- [What you have to do]: Every line from the one holding "Generate a Python" through the one holding "plt.rcParams['font.family'] = ['Liberation" should be returned exactly, both included; the pictures should not.

^^^^

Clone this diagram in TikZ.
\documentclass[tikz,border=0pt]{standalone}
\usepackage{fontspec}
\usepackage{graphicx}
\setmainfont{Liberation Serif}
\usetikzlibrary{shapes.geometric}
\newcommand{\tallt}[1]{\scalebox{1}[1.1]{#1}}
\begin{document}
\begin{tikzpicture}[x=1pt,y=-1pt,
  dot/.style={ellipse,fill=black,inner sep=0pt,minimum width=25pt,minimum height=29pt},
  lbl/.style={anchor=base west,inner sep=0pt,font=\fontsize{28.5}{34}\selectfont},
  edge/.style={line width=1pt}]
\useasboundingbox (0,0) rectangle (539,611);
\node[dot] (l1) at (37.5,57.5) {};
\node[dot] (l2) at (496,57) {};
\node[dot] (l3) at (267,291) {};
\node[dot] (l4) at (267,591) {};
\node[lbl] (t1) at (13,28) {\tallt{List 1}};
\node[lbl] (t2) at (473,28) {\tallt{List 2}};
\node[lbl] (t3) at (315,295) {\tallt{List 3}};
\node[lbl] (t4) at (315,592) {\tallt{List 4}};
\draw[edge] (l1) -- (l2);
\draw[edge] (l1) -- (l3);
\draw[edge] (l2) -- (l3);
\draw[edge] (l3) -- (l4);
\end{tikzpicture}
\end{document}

^^^^

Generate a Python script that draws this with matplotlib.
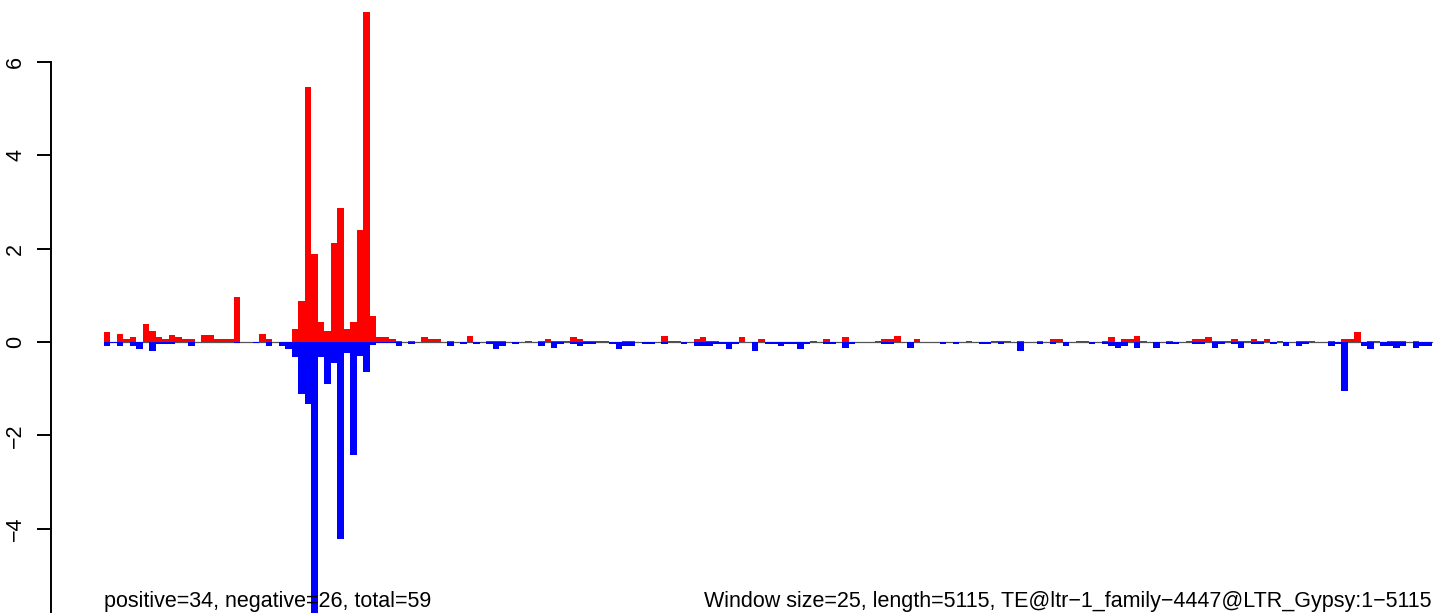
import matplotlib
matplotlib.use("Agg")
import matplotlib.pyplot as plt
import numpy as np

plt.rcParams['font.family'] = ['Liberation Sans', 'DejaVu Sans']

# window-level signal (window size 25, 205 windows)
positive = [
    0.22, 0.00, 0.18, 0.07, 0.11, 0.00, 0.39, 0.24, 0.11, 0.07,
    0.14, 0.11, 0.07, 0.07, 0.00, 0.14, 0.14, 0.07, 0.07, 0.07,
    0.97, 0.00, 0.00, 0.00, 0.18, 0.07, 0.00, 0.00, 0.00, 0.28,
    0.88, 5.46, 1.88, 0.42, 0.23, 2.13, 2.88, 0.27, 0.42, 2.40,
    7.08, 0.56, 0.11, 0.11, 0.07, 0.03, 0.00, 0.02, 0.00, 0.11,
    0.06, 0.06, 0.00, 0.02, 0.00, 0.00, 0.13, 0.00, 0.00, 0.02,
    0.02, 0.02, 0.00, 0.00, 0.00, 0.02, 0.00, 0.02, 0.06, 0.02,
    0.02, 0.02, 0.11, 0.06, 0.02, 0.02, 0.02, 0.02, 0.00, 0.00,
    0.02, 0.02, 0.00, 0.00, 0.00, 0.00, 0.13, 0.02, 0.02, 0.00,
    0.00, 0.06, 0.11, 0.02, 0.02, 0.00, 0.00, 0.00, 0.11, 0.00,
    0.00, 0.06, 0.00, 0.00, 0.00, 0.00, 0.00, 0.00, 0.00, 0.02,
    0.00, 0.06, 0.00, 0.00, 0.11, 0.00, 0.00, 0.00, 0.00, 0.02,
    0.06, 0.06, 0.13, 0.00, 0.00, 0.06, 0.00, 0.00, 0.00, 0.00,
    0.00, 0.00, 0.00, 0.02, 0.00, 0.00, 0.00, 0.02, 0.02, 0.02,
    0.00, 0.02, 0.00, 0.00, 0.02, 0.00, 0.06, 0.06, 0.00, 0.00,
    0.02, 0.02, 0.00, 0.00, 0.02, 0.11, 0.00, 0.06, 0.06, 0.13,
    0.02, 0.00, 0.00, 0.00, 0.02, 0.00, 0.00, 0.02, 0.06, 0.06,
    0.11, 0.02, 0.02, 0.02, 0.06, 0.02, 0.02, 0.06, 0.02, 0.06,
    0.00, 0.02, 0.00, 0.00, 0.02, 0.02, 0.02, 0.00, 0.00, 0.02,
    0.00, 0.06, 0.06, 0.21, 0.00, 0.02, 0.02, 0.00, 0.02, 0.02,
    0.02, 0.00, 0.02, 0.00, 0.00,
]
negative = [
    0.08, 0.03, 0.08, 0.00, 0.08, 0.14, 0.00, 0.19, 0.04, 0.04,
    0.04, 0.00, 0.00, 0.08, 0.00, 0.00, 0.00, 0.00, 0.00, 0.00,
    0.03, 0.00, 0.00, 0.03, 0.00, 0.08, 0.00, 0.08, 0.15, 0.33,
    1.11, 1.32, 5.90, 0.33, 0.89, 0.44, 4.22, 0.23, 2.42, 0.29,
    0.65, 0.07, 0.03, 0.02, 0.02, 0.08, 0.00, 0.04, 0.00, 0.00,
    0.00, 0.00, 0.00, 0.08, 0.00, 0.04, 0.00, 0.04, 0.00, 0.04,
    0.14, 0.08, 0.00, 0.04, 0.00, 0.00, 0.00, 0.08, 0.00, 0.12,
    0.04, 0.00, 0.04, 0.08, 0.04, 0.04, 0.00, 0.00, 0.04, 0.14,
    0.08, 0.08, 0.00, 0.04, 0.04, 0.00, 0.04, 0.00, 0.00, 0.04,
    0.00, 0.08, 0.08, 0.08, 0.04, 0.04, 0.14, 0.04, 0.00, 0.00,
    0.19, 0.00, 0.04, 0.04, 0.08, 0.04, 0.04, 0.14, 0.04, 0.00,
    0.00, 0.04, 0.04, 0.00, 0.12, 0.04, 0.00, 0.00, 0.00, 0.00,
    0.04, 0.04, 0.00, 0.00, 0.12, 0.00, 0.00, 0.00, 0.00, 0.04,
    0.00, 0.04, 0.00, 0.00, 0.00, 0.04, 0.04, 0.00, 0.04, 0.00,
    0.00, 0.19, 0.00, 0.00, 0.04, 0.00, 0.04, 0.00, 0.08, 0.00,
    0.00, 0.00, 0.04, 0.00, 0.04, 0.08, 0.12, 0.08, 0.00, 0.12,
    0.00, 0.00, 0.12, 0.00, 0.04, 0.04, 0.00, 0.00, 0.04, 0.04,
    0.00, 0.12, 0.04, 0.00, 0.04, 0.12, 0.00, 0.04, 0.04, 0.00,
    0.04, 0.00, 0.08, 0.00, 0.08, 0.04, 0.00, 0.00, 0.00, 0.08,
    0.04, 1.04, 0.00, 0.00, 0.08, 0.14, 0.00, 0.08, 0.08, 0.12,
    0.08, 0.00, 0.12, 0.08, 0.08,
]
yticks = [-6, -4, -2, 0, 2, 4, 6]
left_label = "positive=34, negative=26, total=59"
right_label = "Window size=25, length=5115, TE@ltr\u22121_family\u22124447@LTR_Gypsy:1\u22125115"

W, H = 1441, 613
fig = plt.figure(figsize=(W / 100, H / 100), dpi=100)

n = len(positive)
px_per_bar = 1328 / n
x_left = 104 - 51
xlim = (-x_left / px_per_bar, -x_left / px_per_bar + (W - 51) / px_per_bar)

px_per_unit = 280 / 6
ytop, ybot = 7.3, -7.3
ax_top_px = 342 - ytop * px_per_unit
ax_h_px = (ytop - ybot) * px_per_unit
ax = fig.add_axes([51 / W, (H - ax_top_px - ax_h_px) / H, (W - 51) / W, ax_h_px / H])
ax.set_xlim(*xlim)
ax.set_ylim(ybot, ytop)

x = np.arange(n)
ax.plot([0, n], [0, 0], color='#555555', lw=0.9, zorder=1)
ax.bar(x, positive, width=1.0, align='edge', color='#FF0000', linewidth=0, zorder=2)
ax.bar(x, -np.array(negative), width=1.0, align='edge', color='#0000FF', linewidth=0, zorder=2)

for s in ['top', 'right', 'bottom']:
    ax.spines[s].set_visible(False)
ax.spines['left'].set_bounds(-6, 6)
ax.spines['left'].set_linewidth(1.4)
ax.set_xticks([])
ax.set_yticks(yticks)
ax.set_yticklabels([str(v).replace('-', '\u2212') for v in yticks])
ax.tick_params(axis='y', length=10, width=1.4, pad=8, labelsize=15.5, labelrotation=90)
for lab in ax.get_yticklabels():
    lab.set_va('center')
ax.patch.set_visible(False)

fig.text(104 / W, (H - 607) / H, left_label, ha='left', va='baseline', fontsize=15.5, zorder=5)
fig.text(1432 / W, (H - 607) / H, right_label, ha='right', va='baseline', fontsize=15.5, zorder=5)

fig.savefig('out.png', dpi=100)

^^^^

- [Exercise response]:
Generate a Python script that draws this with matplotlib.
import matplotlib
matplotlib.use("Agg")
import matplotlib.pyplot as plt
import numpy as np

plt.rcParams['font.family'] = ['Liberation Sans', 'DejaVu Sans']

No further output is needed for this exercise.